In 1936, construction was commenced on a chapel which was to be attached to St. Patrick’s Church. Dedicated in August 1937, this chapel not only increased the summer seating capacity of the edifice to 1070, but, inasmuch as it was equipped with a heating system, became the place of worship for residents during the winter.
This arrangement served with decreasing satisfaction until 1948, when the Catholic population had reached proportions requiring more spacious quarters. Accordingly, in the summer of 1948, construction began on the Church of Our Lady of the Miraculous Medal; a structure of New Hampshire red brick and of colonial design, trimmed in Indiana limestone with white fluted column guarding its New Hampshire granite entrance. The church designed to harmonize with the other public buildings of the town was completed in December of 1948.
In January, 1949, the Reverend Matthew J. Casey, a native of Portsmouth, NH., who saw service as an army chaplain during World War II, came from Lincoln, N.H., to become the first Hampton Pastor.
Under the guidance of the first pastor, Father Casey, the parish increased and multiplied and prospered. The first small band of 460 souls has not expanded into a community of 4500 souls. The early days were not without their difficulties. The rectories were temporary and at some distance from the church. Funds had to be raised that the debt might be paid and the parish complex completed. Although he was alone as a priest, Father Casey was not alone as a person. The men formed their club, later on to become the Holy Name Society, and the women formed their Guild. In the original church hail, they launched their projects. With a song in their hearts, a song of love, that close-knit family made the Parish solvent and built it on a firm foundation. It was more than this to them, since they felt they were building a Temple to God. Those countless men and women and all who helped them were true co-laborers with the pastor and God looked upon their work and found that it was good. He blessed it.
By 1963, the material building of the parish was complete. As background for the church, a permanent rectory was added. A spacious convent was provided for the Sisters of Mercy who came to staff the school. The school opened in September of that year and became the most important adjunct to,the church.

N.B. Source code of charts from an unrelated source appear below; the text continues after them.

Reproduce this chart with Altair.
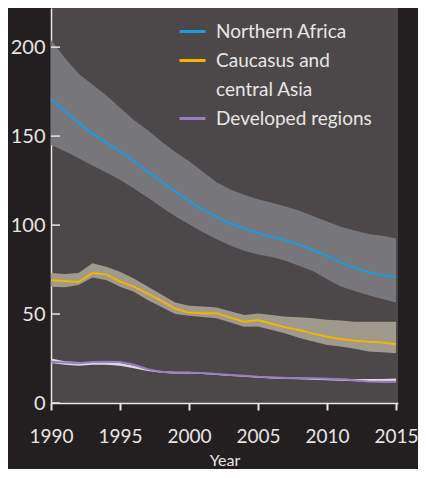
import altair as alt
import pandas as pd

years = list(range(1990, 2016))
series_names = ["Northern Africa", "Caucasus and central Asia", "Developed regions"]

na_mid = [171, 164, 157.5, 151.5, 146.5, 141.5, 136, 130, 124.5, 119, 113.5, 108.5, 104.5,
          101, 98, 95.5, 93.5, 91.5, 89, 86, 82.5, 79, 76, 73.5, 72, 70.5]
na_hi = [204, 194, 185, 179, 173, 166, 159, 153.5, 147, 141, 136, 130, 124, 120, 117,
         114.5, 112.5, 110.5, 108, 105, 102, 99, 97, 95, 94, 92.5]
na_lo = [145, 141.5, 137.5, 133.5, 129.5, 125.5, 120.5, 115.5, 110, 105, 100.5, 96, 92,
         88.5, 85.5, 83.5, 82, 80, 77, 74, 69.5, 65.5, 63, 60.5, 58.5, 56.5]

ca_mid = [69, 68.5, 68, 73, 72.3, 68.3, 65.4, 61.5, 57.5, 53, 50.8, 50.5, 50.5, 48, 45.7,
          46.6, 44.5, 42.5, 41, 39, 37.2, 36, 35, 34.4, 34, 33]
ca_hi = [73, 72.5, 73, 78.5, 76.6, 73.8, 70, 65.5, 61, 56.5, 54.7, 54.2, 53.7, 51.5, 49.4,
         50.3, 49.4, 48.5, 48.2, 47.6, 46.8, 46.4, 45.7, 45.7, 45.7, 45.7]
ca_lo = [65.4, 65, 66.3, 70.6, 69.1, 65.4, 62.5, 57.9, 54, 50, 49, 48.3, 47.6, 45.2, 42.9,
         43, 41, 39.1, 36.5, 34.5, 32.6, 31.7, 30.5, 29, 28.5, 27.9]

dr_mid = [23.2, 22.7, 22.3, 23, 23.2, 23, 21.5, 19, 17.5, 17, 17, 16.8, 16.3, 15.8, 15.3,
          14.8, 14.5, 14, 14, 13.9, 13.6, 13.3, 12.8, 12.1, 12, 12]
dr_hi = [25, 23.5, 23, 23, 23, 22.5, 21, 19, 18, 17.5, 17.5, 17, 16.5, 16, 15.5, 15, 14.5,
         14.2, 14, 14, 13.8, 13.6, 13.5, 13.5, 13.5, 13.8]
dr_lo = [22.5, 21.5, 21, 21.5, 21.5, 21, 19.5, 18, 17, 16.5, 16.5, 16.3, 15.8, 15.2, 14.7,
         14.2, 13.8, 13.5, 13.3, 13.1, 12.8, 12.5, 12.2, 11.9, 11.7, 11.6]

y_ticks = [0, 50, 100, 150, 200]
x_ticks = [1990, 1995, 2000, 2005, 2010, 2015]

line_colors = ["#1a9ddf", "#f3b500", "#9b7cc0"]
band_colors = ["#76767b", "#a0998e", "#dcd8e0"]

rows = []
for name, mid, lo, hi in zip(series_names, [na_mid, ca_mid, dr_mid],
                             [na_lo, ca_lo, dr_lo], [na_hi, ca_hi, dr_hi]):
    for yr, m, l, h in zip(years, mid, lo, hi):
        rows.append({"year": yr, "series": name, "value": m, "lo": l, "hi": h})
df = pd.DataFrame(rows)
ticks_df = pd.DataFrame({"tick": y_ticks})

TXT = "#e8e5e5"
FONT = "Lato"

# legend: the second series label is split over two rows
legend_domain = [series_names[0], series_names[1], "central Asia", series_names[2]]
legend_range = [line_colors[0], line_colors[1], "transparent", line_colors[2]]

x_scale = alt.Scale(domain=[1990, 2015.14], nice=False, zero=False)
y_scale = alt.Scale(domain=[0, 222], nice=False, zero=True)

x_axis = alt.Axis(values=x_ticks, format="d", title="Year", tickSize=7, tickWidth=2,
                  tickColor=TXT, labelPadding=17, labelFontSize=19, titleFontSize=16,
                  titlePadding=6, labelBound=False, labelFlush=False, labelOverlap=False)
y_axis = alt.Axis(values=y_ticks, title=None, ticks=False, tickSize=0, labelPadding=6,
                  labelFontSize=20)

bands = alt.Chart(df).mark_area(opacity=1).encode(
    x=alt.X("year:Q", scale=x_scale, axis=x_axis),
    y=alt.Y("lo:Q", scale=y_scale, axis=y_axis),
    y2="hi:Q",
    fill=alt.Fill("series:N", scale=alt.Scale(domain=series_names, range=band_colors),
                  legend=None),
    detail="series:N",
)

lines = alt.Chart(df).mark_line(strokeWidth=2).encode(
    x=alt.X("year:Q", scale=x_scale, axis=x_axis),
    y=alt.Y("value:Q", scale=y_scale, axis=y_axis),
    color=alt.Color(
        "series:N",
        scale=alt.Scale(domain=legend_domain, range=legend_range),
        legend=alt.Legend(
            orient="none", legendX=127, legendY=9, title=None,
            labelExpr="datum.label == 'Caucasus and central Asia' ? 'Caucasus and' : datum.label",
            labelFontSize=19, labelColor=TXT, labelFont=FONT, labelLimit=400,
            symbolType="stroke", symbolSize=676, symbolStrokeWidth=3,
            labelOffset=9, rowPadding=4,
        ),
    ),
)

inner_ticks = alt.Chart(ticks_df).mark_rule(color=TXT, strokeWidth=1.5).encode(
    y=alt.Y("tick:Q", scale=y_scale, axis=y_axis),
    x=alt.datum(1990),
    x2=alt.datum(1990.65),
)

chart = alt.layer(bands, lines, inner_ticks).properties(
    width=347,
    height=395,
    autosize=alt.AutoSizeParams(type="none"),
    padding={"left": 43, "top": 0, "right": 20, "bottom": 66},
    background="#231f20",
).configure_view(
    fill="#4c4849", stroke=None
).configure_axis(
    grid=False, domainColor=TXT, domainWidth=1.5, labelColor=TXT, titleColor=TXT,
    labelFont=FONT, titleFont=FONT, titleFontWeight="normal",
).configure_legend(
    labelFont=FONT
)

chart.save("out.html", embed_options={"renderer": "svg", "actions": False})
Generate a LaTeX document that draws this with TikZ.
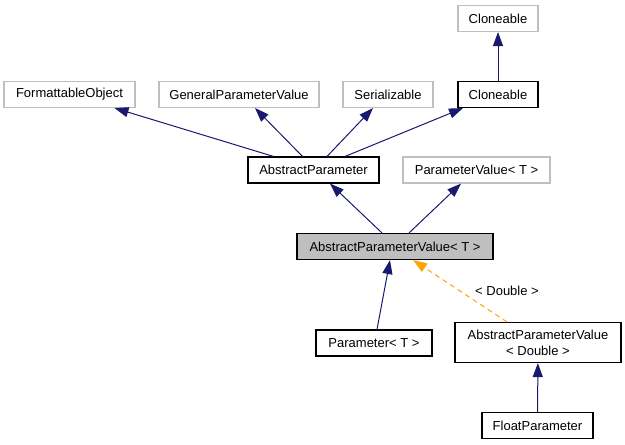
\documentclass[tikz,border=0pt]{standalone}
\usepackage{fontspec}
\setmainfont{Liberation Sans}
\usetikzlibrary{arrows.meta}

\definecolor{edgeblue}{HTML}{191970}
\definecolor{boxgray}{HTML}{BFBFBF}
\definecolor{tmplorange}{HTML}{FFA500}

\tikzset{
  cls/.style={draw=black, line width=1.1bp, minimum height=26bp, inner sep=0pt,
    font=\fontsize{13bp}{16bp}\selectfont, align=center},
  extcls/.style={cls, draw=boxgray},
  maincls/.style={cls, fill=boxgray},
  inherit/.style={draw=edgeblue, line width=1bp, -{Triangle[length=14bp,width=10bp]}},
  tmpl/.style={draw=tmplorange, line width=1bp, dash pattern=on 5bp off 4bp,
    -{Triangle[length=14bp,width=10bp]}},
}

\begin{document}
\begin{tikzpicture}[x=1bp, y=-1bp]
        \useasboundingbox (0,0) rectangle (625,445);

        % top row
        \node[extcls, minimum width=80bp] (cloneTop) at (498,18.5) {Cloneable};

        % interfaces of AbstractParameter
        \node[extcls, minimum width=131bp] (formattable) at (69.5,94.5) {FormattableObject};
        \node[extcls, minimum width=160bp] (genParamValue) at (239,94.5) {GeneralParameterValue};
        \node[extcls, minimum width=90bp] (serializable) at (388,94.5) {Serializable};
        \node[cls, minimum width=80bp] (cloneable) at (498,94.5) {Cloneable};

        % parents of AbstractParameterValue
        \node[cls, minimum width=131bp] (absParam) at (313.5,170) {AbstractParameter};
        \node[extcls, minimum width=147bp] (paramValue) at (476.5,170) {ParameterValue< T >};

        % the class itself
        \node[maincls, minimum width=196bp] (absParamValue) at (395,246.5) {AbstractParameterValue< T >};

        % subclasses
        \node[cls, minimum width=116bp] (parameter) at (374,343) {Parameter< T >};
        \node[cls, minimum width=166bp, minimum height=40bp] (absParamValueD) at (538,342.5)
            {AbstractParameterValue\\< Double >};
        \node[cls, minimum width=111bp] (floatParam) at (537.5,425.5) {FloatParameter};

        % inheritance
        \draw[inherit] (cloneable) -- (cloneTop);
        \draw[inherit] ([xshift=-40bp]absParam.north) -- ([xshift=45bp]formattable.south);
        \draw[inherit] ([xshift=-11bp]absParam.north) -- ([xshift=16bp]genParamValue.south);
        \draw[inherit] ([xshift=13.5bp]absParam.north) -- ([xshift=-15bp]serializable.south);
        \draw[inherit] ([xshift=31.5bp]absParam.north) -- ([xshift=-35bp]cloneable.south);
        \draw[inherit] ([xshift=-13bp]absParamValue.north) -- ([xshift=16.5bp]absParam.south);
        \draw[inherit] ([xshift=14bp]absParamValue.north) -- ([xshift=-15.5bp]paramValue.south);
        \draw[inherit] ([xshift=3bp]parameter.north) -- ([xshift=-5bp]absParamValue.south);
        \draw[inherit] (floatParam) -- (absParamValueD);

        % template instance
        \draw[tmpl] ([xshift=-31bp]absParamValueD.north) -- ([xshift=18bp]absParamValue.south);
        \node[font=\fontsize{13bp}{16bp}\selectfont] (lblDouble) at (507,291) {< Double >};
    \end{tikzpicture}
\end{document}
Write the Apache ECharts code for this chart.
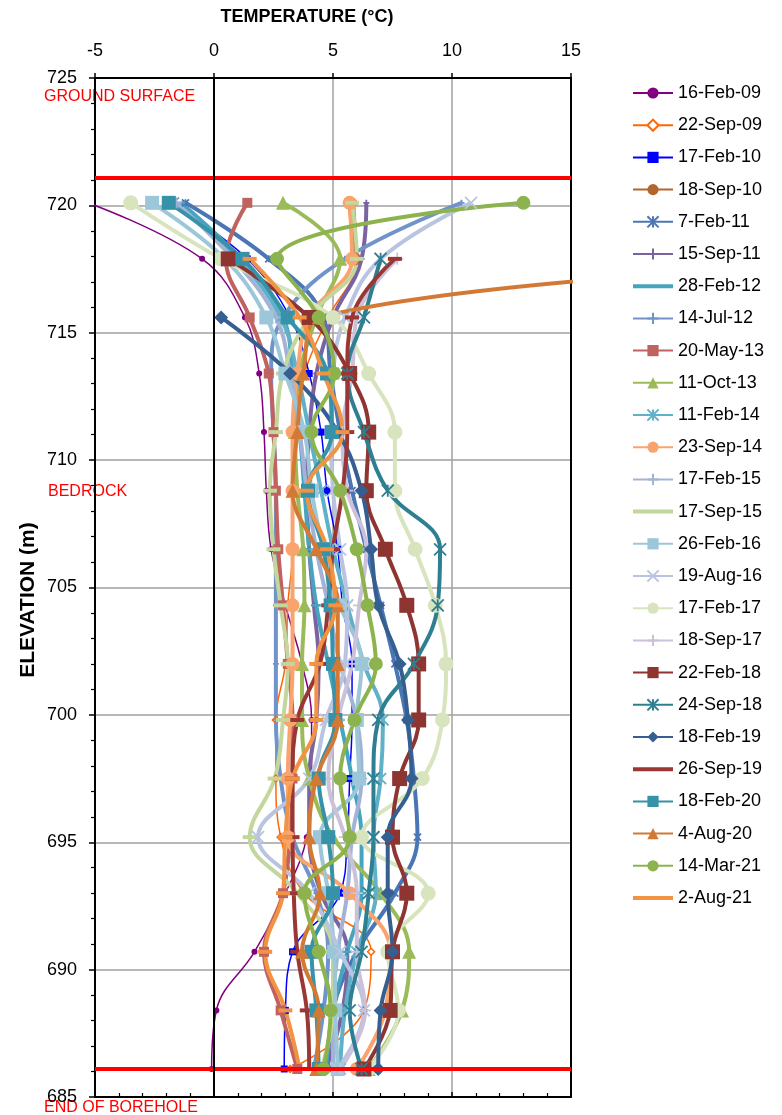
<!DOCTYPE html>
<html>
<head>
<meta charset="utf-8">
<script src="https://cdn.jsdelivr.net/npm/echarts@6/dist/echarts.min.js"></script>
<style>
  html, body { margin: 0; padding: 0; background: #fff; }
  #chart { width: 782px; height: 1115px; }
</style>
</head>
<body>
<div id="chart"></div>
<script>
// sensor elevations (m)
const elevations = [720.1, 717.9, 715.6, 713.4, 711.1, 708.8, 706.5, 704.3, 702.0, 699.8, 697.5, 695.2, 693.0, 690.7, 688.4, 686.1];
const xTicks = [-5, 0, 5, 10, 15];
const groundSurface = 721.1;
const endOfBorehole = 686.1;

// temperature readings (°C), one per elevation, null = no reading
const feb09 = [-5.3, -0.5, 1.3, 1.9, 2.1, 2.2, 2.4, 3.0, 3.7, 4.1, 4.1, 3.9, 3.0, 1.7, 0.1, -0.1];
const sep09 = [5.9, 6.0, 4.8, 3.8, 3.4, 3.3, 3.3, 3.1, 3.0, 2.6, 2.6, 2.8, 3.8, 6.6, 6.3, 3.2];
const feb10 = [-1.8, 1.4, 3.2, 4.0, 4.5, 4.75, 5.2, 5.4, 5.8, 5.8, 5.7, 5.6, 5.3, 3.3, 3.0, 2.95];
const sep10 = [5.7, 5.9, null, null, null, null, null, null, null, null, null, null, null, null, null, null];
const feb11 = [-1.2, 2.3, 4.6, 4.9, 5.3, 5.8, 6.4, 7.0, 7.6, 8.1, 8.4, 8.55, 7.6, 6.0, 5.0, 4.8];
const sep11 = [6.4, 6.2, 5.0, 4.3, 4.0, 3.9, 4.0, 4.2, 4.4, 4.3, 4.0, 4.0, 4.5, 5.6, 5.4, 4.7];
const feb12 = [-1.4, 1.1, 2.9, 3.3, 3.6, 3.8, 4.0, 4.3, 4.8, 5.3, 5.8, 6.2, 6.2, 5.6, 5.0, 4.7];
const jul12 = [10.4, 5.5, 2.9, 2.4, 2.5, 2.6, 2.6, 2.6, 2.6, 2.6, 2.8, 3.3, 4.3, 4.8, 4.6, 4.2];
const may13 = [1.4, 0.5, 1.5, 2.3, 2.5, 2.6, 2.7, 2.9, 3.1, 3.3, 3.3, 3.2, 2.9, 2.1, 2.8, 3.5];
const oct13 = [2.9, 5.3, 4.3, 3.6, 3.4, 3.5, 3.75, 3.8, 3.7, 3.7, 4.0, 5.0, 7.0, 8.2, 7.9, 6.5];
const feb14 = [-1.7, 1.0, 2.8, 3.5, 4.0, 4.5, 5.0, 5.6, 6.3, 7.1, 7.0, 6.7, 6.8, 6.0, 5.5, 5.3];
const sep14 = [5.7, 5.8, 4.0, 3.5, 3.3, 3.3, 3.3, 3.3, 3.3, 3.2, 3.1, 3.1, 5.7, 7.4, 7.2, 6.0];
const feb15 = [-1.6, 0.8, 2.6, 3.2, 3.6, 3.9, 4.3, 4.8, 5.3, 6.0, 6.2, 5.8, 5.6, 5.2, 5.0, 5.0];
const sep15 = [5.8, 6.0, 4.0, 2.9, 2.6, 2.35, 2.5, 2.8, 3.1, 2.9, 2.55, 1.5, 3.5, 5.0, 5.0, 4.5];
const feb16 = [-2.6, 0.45, 2.2, 3.0, 3.8, 4.1, 4.6, 5.3, 6.2, 6.0, 6.1, 4.45, 4.8, 5.05, 5.1, 5.2];
const aug16 = [10.8, 7.0, 5.5, 5.0, 4.9, 5.0, 5.3, 5.6, 5.5, 4.7, 4.0, 1.85, 4.0, 5.3, 6.3, 5.2];
const feb17 = [-3.5, 0.3, 5.0, 6.5, 7.6, 7.6, 8.45, 9.3, 9.75, 9.6, 8.75, 6.2, 9.0, 7.3, 7.75, 6.5];
const sep17 = [null, 7.7, 6.0, 5.8, 5.4, 5.6, 6.4, 6.1, 5.8, 5.2, 4.8, 5.5, 6.0, 6.0, 6.35, 5.3];
const feb18 = [null, 0.6, 4.0, 5.7, 6.5, 6.4, 7.2, 8.1, 8.6, 8.6, 7.8, 7.5, 8.1, 7.5, 7.4, 6.3];
const sep18 = [null, 7.0, 6.3, 5.6, 6.3, 7.3, 9.5, 9.4, 8.4, 6.9, 6.7, 6.7, 6.5, 6.2, 5.7, 6.2];
const feb19 = [null, null, 0.3, 3.2, 5.2, 6.2, 6.6, 6.9, 7.8, 8.15, 8.3, 7.3, 7.3, 7.5, 7.0, 6.9];
const sep19 = [null, 7.6, 5.8, 5.6, 5.6, 5.4, 5.0, 4.8, 4.45, 3.5, 3.3, 3.3, 3.35, 3.5, 3.9, 4.0];
const feb20 = [-1.9, 1.2, 3.1, 4.75, 4.95, 3.95, 4.6, 4.9, 5.0, 5.1, 4.4, 4.8, 5.0, 4.1, 4.3, 4.4];
const aug20 = [null, 30, 4.4, 3.75, 3.5, 3.3, 4.3, 5.2, 5.2, 5.2, 4.3, 4.0, 4.45, 3.7, 4.4, 4.3];
const mar21 = [13.0, 2.65, 4.4, 5.05, 4.1, 5.3, 6.0, 6.45, 6.8, 5.9, 5.3, 5.7, 3.8, 4.4, 4.9, 4.6];
const aug21 = [null, 1.5, 3.6, 4.6, 5.4, 3.9, 4.75, 5.1, 4.3, 4.3, 3.3, 3.0, 2.9, 2.15, 3.0, 3.6];

// marker shapes
const xMark = 'path://M0,0L10,10M10,0L0,10';
const starMark = 'path://M0,0L10,10M10,0L0,10M5,0L5,10';
const plusMark = 'path://M5,0L5,10M0,5L10,5';
const dashMark = 'path://M0,0L14,0L14,4L0,4Z';
const lineIcon = 'path://M0,0L40,0L40,4L0,4Z';
const FONT = 'Liberation Sans, Arial, sans-serif';

const toPairs = temps => temps
    .map((t, i) => (t === null ? null : [t, elevations[i]]))
    .filter(p => p !== null);

// name, data, colour, symbol, symbol size, line width
const makeSeries = (name, temps, color, symbol, size, width, opts) => {
    const stroked = symbol === xMark || symbol === starMark || symbol === plusMark;
    const s = {
        name: name,
        type: 'line',
        data: toPairs(temps),
        smooth: 0.4,
        symbol: symbol,
        symbolSize: size,
        symbolKeepAspect: symbol === dashMark,
        showAllSymbol: true,
        lineStyle: { color: color, width: width },
        itemStyle: stroked
            ? { color: color, borderColor: color, borderWidth: 1.8 }
            : { color: color },
        emphasis: { disabled: true },
        z: 3
    };
    return Object.assign(s, opts || {});
};

const seriesList = [
    makeSeries('16-Feb-09', feb09, '#800080', 'circle', 6, 1.5),
    makeSeries('22-Sep-09', sep09, '#FF6600', 'diamond', 7, 1.5, {
        itemStyle: { color: '#fff', borderColor: '#FF6600', borderWidth: 1.5 }
    }),
    makeSeries('17-Feb-10', feb10, '#0000FF', 'rect', 7, 1.5),
    makeSeries('18-Sep-10', sep10, '#B3652E', 'circle', 13, 4),
    makeSeries('7-Feb-11', feb11, '#4A76B5', starMark, 7, 4),
    makeSeries('15-Sep-11', sep11, '#7B62A0', plusMark, 6, 4),
    makeSeries('28-Feb-12', feb12, '#46A4BF', dashMark, 9, 4),
    makeSeries('14-Jul-12', jul12, '#7094CA', plusMark, 6, 4),
    makeSeries('20-May-13', may13, '#C0625F', 'rect', 10, 4),
    makeSeries('11-Oct-13', oct13, '#9BBB59', 'triangle', 14, 4),
    makeSeries('11-Feb-14', feb14, '#60B0C8', starMark, 11, 4),
    makeSeries('23-Sep-14', sep14, '#F9A46E', 'circle', 14, 4),
    makeSeries('17-Feb-15', feb15, '#A3B3D6', plusMark, 11, 4),
    makeSeries('17-Sep-15', sep15, '#C3D69B', dashMark, 14, 4),
    makeSeries('26-Feb-16', feb16, '#9CC7D9', 'rect', 14, 4),
    makeSeries('19-Aug-16', aug16, '#B8C4E0', xMark, 12, 4),
    makeSeries('17-Feb-17', feb17, '#D7E4BD', 'circle', 15, 4),
    makeSeries('18-Sep-17', sep17, '#CCC1DA', plusMark, 12, 4),
    makeSeries('22-Feb-18', feb18, '#8E3532', 'rect', 15, 4),
    makeSeries('24-Sep-18', sep18, '#2F7F93', starMark, 12, 4),
    makeSeries('18-Feb-19', feb19, '#365F91', 'diamond', 14, 4),
    makeSeries('26-Sep-19', sep19, '#9A3734', dashMark, 14, 4),
    makeSeries('18-Feb-20', feb20, '#3592A8', 'rect', 14, 4),
    makeSeries('4-Aug-20', aug20, '#D27A35', 'triangle', 14, 4),
    makeSeries('14-Mar-21', mar21, '#8DB34E', 'circle', 14, 4),
    makeSeries('2-Aug-21', aug21, '#F29343', dashMark, 14, 4)
];

// legend entries: dash markers blend into the line, so show just a bar
const legendData = seriesList.map(s => (s.symbol === dashMark ? { name: s.name, icon: lineIcon } : { name: s.name }));

// reference lines sit under the data
seriesList.unshift({
    name: 'ref',
    type: 'line',
    data: [],
    z: 1,
    silent: true,
    markLine: {
        silent: true,
        symbol: 'none',
        label: { show: false },
        animation: false,
        data: [
            { yAxis: groundSurface, lineStyle: { color: '#FF0000', width: 4, type: 'solid' } },
            { yAxis: endOfBorehole, lineStyle: { color: '#FF0000', width: 4, type: 'solid' } },
            { xAxis: 0, lineStyle: { color: '#000', width: 2, type: 'solid' } }
        ]
    }
});

const chart = echarts.init(document.getElementById('chart'));
chart.setOption({
    animation: false,
    backgroundColor: '#fff',
    textStyle: { fontFamily: FONT },
    grid: { left: 95, right: 211, top: 78, bottom: 18 },
    legend: {
        data: legendData,
        orient: 'vertical',
        left: 627,
        top: 79,
        itemWidth: 40,
        itemHeight: 14,
        itemGap: 14.2,
        symbolKeepAspect: true,
        textStyle: { fontSize: 18, lineHeight: 18, color: '#000', fontFamily: FONT }
    },
    xAxis: [
        {
            type: 'value',
            position: 'top',
            min: xTicks[0],
            max: xTicks[xTicks.length - 1],
            interval: 5,
            axisLine: { show: true, lineStyle: { color: '#000', width: 2 } },
            axisTick: { show: true, length: 5, lineStyle: { color: '#000', width: 1.5 } },
            axisLabel: { fontSize: 18, color: '#000', margin: 18, fontFamily: FONT },
            splitLine: { show: true, lineStyle: { color: '#A0A0A0', width: 1.5 } }
        },
        {
            type: 'value',
            position: 'bottom',
            min: xTicks[0],
            max: xTicks[xTicks.length - 1],
            interval: 5,
            axisLine: { show: true, onZero: false, lineStyle: { color: '#000', width: 2 } },
            axisTick: { show: true, inside: true, length: 5, lineStyle: { color: '#000', width: 1.5 } },
            minorTick: { show: true, splitNumber: 5, length: 4, lineStyle: { color: '#000', width: 1.2 } },
            axisLabel: { show: false },
            splitLine: { show: false }
        }
    ],
    yAxis: [
        {
            type: 'value',
            min: 685,
            max: 725,
            interval: 5,
            axisLine: { show: true, onZero: false, lineStyle: { color: '#000', width: 2 } },
            axisTick: { show: true, length: 6, lineStyle: { color: '#000', width: 1.5 } },
            minorTick: { show: true, splitNumber: 5, length: 4, lineStyle: { color: '#000', width: 1.2 } },
            axisLabel: { fontSize: 18, color: '#000', margin: 18, fontFamily: FONT },
            splitLine: { show: true, lineStyle: { color: '#A0A0A0', width: 1.5 } }
        },
        {
            type: 'value',
            position: 'right',
            min: 685,
            max: 725,
            interval: 5,
            axisLine: { show: true, onZero: false, lineStyle: { color: '#000', width: 2 } },
            axisTick: { show: false },
            axisLabel: { show: false },
            splitLine: { show: false }
        }
    ],
    graphic: [
        {
            type: 'text', x: 307, y: 17,
            style: { text: 'TEMPERATURE (°C)', font: 'bold 18px ' + FONT, fill: '#000', textAlign: 'center', textVerticalAlign: 'middle' }
        },
        {
            type: 'text', x: 28, y: 600, rotation: Math.PI / 2,
            style: { text: 'ELEVATION (m)', font: 'bold 21px ' + FONT, fill: '#000', textAlign: 'center', textVerticalAlign: 'middle' }
        },
        {
            type: 'text', x: 44, y: 97,
            style: { text: 'GROUND SURFACE', font: '16px ' + FONT, fill: '#FF0000', textVerticalAlign: 'middle' }
        },
        {
            type: 'text', x: 48, y: 492,
            style: { text: 'BEDROCK', font: '16px ' + FONT, fill: '#FF0000', textVerticalAlign: 'middle' }
        },
        {
            type: 'text', x: 44, y: 1108,
            style: { text: 'END OF BOREHOLE', font: '16px ' + FONT, fill: '#FF0000', textVerticalAlign: 'middle' }
        }
    ],
    series: seriesList
});
</script>
</body>
</html>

In its span of eleven years, 2500 students have passed through its classrooms. We can never judge how much we have helped them. These students are still young and continue in their search for Life’s meaning and the quest for truth. We hope that we have helped them in their formative years as we tried to prepare them for the life of this world and the Life that is to come. Beyond their secular studies the sisters and the priest unveiled for them the Deposit of their Faith, the Faith of their Fathers. They were given the best that we had to offer. It is our constant prayer that what was offered will serve as guide lines for these students in the everlasting quest of the young. We know that some day they will find their answers and we hope that most will find peace and rest in them.
The year 1972 marked the change of the Guard when Monsignor retired. The Reverend Dennis O’Leary succeeded as second Pastor.
In the following years, the parish moved quietly along, according to the mind of the Second Vatican Council. The church was renovated for the celebration of the new Liturgy. The Sisters of Mercy, out of their need, assigned a Religion Coordinator for the Confraternity of Christian Doctrine. This was done in 1973. Our public school children, a precious portion of our vineyard, had not been neglected through the years. Many years of work laid a solid foundation for their religious training, a work carried on by priests and sisters and a countless host of lay teachers who found in their teaching, a true Apostolate.
The parish reached maturity in 1974 by celebrating our Silver Jubilee. In April of that year, land was purchased in Seabrook where, in the fullness of time, we can assist in the formation of a new parish. Many pioneers prepared the foundation of this parish and in gratitude to them, we must be ready when the time comes to assist in the foundation of another parish.